To do:
In the data, extract each line that holds the string "matplotlib".

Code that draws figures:
********

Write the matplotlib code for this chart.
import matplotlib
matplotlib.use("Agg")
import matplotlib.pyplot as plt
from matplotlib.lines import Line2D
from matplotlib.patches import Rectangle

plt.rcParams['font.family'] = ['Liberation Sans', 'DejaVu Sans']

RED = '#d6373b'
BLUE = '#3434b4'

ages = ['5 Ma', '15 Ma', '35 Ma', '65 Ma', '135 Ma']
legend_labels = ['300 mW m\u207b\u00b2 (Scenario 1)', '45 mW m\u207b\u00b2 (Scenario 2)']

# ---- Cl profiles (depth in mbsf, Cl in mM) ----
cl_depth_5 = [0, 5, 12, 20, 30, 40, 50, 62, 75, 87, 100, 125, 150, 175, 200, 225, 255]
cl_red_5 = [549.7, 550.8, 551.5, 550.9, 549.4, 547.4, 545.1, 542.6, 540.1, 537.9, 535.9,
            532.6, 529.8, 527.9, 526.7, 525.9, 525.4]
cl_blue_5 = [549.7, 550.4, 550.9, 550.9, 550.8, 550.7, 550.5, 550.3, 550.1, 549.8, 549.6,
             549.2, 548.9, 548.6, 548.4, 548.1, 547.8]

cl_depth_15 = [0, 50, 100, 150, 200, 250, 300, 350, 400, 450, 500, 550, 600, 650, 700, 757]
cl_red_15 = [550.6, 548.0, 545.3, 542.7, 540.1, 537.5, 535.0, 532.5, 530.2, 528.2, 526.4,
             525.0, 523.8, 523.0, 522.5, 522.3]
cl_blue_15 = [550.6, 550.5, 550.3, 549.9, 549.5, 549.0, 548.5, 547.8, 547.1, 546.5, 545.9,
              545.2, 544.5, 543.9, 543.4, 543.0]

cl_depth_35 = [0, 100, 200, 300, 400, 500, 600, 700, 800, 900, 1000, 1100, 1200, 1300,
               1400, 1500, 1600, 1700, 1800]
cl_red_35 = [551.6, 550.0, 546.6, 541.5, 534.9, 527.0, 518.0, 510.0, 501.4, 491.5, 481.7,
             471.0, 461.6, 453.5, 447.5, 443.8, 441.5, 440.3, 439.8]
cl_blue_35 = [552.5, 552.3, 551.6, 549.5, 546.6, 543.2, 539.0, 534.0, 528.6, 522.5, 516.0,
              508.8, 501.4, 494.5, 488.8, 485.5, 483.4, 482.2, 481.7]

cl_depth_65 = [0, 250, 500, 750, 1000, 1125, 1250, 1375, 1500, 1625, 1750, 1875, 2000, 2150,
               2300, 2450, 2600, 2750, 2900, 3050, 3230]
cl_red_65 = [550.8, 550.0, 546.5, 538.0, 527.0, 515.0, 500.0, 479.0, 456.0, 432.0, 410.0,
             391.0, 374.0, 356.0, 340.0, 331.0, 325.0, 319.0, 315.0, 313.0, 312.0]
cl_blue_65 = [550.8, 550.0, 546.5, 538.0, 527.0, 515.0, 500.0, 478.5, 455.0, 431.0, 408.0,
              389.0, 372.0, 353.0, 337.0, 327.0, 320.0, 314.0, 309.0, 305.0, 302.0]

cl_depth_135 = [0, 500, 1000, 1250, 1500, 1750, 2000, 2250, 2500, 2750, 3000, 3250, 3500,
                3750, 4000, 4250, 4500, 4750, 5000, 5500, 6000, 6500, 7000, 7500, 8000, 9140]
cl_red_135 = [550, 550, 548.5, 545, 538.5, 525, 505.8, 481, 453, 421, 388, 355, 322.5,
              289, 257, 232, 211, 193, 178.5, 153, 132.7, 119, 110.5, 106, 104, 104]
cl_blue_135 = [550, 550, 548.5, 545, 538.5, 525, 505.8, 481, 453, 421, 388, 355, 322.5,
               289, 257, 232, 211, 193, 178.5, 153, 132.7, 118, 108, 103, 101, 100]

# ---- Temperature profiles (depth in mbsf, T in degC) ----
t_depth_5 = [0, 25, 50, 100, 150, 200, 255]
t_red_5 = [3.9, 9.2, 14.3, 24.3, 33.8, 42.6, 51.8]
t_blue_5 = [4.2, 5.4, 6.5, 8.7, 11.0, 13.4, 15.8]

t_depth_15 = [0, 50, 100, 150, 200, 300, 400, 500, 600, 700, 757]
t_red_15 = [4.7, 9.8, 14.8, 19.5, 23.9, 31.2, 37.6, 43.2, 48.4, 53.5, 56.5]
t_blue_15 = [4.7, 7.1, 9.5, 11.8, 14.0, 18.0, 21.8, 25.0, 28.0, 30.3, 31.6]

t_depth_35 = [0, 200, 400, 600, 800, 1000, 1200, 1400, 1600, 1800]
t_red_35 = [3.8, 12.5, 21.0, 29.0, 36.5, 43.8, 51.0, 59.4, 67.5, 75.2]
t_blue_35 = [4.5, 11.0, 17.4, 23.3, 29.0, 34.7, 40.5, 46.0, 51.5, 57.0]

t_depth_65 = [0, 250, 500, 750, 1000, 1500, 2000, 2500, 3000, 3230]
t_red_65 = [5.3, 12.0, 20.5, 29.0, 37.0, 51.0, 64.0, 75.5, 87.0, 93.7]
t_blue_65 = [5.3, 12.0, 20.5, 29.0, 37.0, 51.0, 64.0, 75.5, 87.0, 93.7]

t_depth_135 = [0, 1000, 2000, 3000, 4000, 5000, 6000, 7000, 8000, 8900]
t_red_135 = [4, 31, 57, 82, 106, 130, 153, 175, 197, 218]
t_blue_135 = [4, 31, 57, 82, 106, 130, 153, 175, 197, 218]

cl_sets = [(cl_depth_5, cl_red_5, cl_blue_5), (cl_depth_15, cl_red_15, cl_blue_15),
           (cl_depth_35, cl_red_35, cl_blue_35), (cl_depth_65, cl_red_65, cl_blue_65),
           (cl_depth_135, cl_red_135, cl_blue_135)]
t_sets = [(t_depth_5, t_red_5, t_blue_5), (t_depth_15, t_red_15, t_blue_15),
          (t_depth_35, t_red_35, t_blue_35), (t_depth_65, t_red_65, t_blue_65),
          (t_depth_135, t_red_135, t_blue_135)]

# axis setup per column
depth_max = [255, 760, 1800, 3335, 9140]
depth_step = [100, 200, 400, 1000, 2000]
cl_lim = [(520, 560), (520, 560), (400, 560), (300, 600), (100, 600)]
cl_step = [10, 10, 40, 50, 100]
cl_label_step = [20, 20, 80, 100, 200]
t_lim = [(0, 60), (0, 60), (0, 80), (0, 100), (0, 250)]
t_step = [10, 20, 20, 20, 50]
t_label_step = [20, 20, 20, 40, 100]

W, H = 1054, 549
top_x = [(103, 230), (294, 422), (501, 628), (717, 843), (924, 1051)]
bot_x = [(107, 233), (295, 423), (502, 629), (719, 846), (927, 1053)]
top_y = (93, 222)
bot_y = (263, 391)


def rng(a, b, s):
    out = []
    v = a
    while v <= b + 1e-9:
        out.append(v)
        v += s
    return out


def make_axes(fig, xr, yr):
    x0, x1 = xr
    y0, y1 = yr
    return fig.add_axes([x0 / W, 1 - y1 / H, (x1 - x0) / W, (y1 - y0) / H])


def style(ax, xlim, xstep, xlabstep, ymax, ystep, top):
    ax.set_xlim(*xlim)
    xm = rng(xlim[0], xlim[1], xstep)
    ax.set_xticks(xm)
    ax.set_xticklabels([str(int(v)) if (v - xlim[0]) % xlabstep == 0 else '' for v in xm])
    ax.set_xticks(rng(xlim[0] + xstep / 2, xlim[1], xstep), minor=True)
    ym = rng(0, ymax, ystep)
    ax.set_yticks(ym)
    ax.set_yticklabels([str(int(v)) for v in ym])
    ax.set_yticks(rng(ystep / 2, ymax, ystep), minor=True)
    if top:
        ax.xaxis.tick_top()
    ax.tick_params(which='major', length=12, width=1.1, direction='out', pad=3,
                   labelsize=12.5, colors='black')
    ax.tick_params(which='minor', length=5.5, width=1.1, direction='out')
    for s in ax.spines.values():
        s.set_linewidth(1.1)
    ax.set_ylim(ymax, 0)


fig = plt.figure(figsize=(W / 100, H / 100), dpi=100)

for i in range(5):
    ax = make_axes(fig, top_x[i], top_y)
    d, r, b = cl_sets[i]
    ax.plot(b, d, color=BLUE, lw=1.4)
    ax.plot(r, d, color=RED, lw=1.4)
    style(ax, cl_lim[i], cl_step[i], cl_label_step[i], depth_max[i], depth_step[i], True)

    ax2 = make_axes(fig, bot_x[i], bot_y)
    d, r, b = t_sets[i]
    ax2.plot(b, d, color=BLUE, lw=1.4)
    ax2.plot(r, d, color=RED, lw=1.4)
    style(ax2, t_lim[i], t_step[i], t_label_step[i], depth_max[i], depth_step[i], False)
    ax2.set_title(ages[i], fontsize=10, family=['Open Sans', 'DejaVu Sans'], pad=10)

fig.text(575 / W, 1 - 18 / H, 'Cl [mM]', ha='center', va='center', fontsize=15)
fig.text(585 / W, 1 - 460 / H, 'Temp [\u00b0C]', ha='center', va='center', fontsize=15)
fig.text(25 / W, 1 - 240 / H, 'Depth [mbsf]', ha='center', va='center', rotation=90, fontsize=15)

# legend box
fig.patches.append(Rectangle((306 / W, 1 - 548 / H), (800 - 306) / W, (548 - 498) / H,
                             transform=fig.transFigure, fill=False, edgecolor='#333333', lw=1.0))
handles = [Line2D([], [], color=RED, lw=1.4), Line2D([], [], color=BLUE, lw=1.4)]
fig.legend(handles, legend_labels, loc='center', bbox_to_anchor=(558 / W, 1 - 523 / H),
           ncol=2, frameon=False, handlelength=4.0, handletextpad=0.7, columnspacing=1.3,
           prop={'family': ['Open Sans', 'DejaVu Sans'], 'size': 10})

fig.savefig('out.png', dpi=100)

********

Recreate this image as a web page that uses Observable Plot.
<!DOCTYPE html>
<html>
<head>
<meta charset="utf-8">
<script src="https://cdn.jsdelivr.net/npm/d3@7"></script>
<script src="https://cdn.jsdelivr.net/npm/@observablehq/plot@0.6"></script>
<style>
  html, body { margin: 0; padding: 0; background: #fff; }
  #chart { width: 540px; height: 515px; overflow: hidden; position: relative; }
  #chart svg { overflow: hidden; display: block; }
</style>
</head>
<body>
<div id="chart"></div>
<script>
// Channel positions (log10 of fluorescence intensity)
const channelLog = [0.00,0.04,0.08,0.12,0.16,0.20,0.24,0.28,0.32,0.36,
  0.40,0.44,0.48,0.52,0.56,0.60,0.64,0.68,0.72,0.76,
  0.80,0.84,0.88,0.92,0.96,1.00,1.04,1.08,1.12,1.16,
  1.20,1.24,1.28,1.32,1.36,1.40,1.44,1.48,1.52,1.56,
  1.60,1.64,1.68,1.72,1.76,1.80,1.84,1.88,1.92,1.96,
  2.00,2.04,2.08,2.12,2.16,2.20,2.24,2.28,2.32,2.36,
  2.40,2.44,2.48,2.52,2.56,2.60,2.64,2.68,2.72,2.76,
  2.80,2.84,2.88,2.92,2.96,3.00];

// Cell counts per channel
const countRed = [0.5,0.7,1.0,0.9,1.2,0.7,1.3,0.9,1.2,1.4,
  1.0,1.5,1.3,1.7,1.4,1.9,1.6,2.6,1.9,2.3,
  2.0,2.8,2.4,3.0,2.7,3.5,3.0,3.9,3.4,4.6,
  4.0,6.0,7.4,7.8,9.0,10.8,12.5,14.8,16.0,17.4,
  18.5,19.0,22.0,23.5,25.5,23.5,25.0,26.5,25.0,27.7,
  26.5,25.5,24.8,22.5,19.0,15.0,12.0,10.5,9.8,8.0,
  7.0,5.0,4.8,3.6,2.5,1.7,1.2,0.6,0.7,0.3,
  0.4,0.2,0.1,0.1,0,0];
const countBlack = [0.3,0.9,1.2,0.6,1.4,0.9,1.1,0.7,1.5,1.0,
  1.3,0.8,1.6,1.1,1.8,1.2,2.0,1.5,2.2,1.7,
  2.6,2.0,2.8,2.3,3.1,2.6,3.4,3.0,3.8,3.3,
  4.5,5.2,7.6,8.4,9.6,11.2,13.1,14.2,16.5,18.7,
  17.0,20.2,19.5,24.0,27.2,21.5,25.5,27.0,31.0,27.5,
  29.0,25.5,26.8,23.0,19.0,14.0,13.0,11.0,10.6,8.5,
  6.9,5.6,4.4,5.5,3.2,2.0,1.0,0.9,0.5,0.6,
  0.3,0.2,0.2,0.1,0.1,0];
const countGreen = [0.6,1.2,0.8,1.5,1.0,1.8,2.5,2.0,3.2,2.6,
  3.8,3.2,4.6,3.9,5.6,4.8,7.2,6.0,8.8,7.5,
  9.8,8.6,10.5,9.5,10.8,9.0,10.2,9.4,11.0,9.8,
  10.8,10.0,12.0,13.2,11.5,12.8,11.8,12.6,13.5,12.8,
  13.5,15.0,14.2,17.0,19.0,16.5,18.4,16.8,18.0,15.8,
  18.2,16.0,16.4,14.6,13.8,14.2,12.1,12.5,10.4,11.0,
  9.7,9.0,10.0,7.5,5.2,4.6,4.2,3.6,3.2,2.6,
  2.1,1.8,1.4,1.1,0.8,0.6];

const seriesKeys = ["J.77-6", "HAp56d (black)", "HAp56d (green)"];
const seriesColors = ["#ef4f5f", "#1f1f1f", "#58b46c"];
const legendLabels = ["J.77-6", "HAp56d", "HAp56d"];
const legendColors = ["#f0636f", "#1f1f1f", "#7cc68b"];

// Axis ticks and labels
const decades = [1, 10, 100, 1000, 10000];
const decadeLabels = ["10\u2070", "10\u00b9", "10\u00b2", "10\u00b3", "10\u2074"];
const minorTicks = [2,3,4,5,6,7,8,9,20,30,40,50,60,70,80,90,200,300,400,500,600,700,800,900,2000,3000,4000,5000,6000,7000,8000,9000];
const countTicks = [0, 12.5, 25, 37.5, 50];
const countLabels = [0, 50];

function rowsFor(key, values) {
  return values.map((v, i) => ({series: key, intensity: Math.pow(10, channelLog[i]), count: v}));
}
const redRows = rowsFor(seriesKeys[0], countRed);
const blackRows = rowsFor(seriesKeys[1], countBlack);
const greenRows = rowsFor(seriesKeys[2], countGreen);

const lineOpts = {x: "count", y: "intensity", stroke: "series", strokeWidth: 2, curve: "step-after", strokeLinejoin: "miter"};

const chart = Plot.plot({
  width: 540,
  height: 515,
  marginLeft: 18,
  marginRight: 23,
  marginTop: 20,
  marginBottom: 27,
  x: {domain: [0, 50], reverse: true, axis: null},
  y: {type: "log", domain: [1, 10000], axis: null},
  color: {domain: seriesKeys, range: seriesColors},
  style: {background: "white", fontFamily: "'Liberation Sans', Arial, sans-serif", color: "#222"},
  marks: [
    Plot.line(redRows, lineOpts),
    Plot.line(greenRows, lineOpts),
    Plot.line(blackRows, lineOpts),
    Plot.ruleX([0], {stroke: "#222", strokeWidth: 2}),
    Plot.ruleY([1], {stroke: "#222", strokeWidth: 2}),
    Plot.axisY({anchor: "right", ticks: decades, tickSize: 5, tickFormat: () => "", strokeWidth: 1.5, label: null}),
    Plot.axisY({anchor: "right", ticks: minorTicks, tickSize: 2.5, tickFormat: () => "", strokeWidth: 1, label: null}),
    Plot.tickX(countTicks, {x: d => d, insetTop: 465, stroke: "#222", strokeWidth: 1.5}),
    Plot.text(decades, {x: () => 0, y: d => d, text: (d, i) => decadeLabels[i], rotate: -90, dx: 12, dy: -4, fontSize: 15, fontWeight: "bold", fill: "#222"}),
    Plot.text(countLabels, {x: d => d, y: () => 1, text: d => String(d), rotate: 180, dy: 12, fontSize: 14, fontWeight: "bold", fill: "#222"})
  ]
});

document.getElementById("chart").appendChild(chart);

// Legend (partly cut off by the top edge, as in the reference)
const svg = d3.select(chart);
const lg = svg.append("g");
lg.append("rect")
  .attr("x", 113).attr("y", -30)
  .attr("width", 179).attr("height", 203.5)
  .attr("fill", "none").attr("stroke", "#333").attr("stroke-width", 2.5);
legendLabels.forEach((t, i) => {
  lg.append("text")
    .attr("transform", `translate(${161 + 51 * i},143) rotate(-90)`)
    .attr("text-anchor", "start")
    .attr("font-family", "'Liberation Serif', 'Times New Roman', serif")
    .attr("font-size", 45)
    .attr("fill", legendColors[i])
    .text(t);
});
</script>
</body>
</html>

********

Correct result:
Write the matplotlib code for this chart.
import matplotlib
matplotlib.use("Agg")
import matplotlib.pyplot as plt
from matplotlib.lines import Line2D
from matplotlib.patches import Rectangle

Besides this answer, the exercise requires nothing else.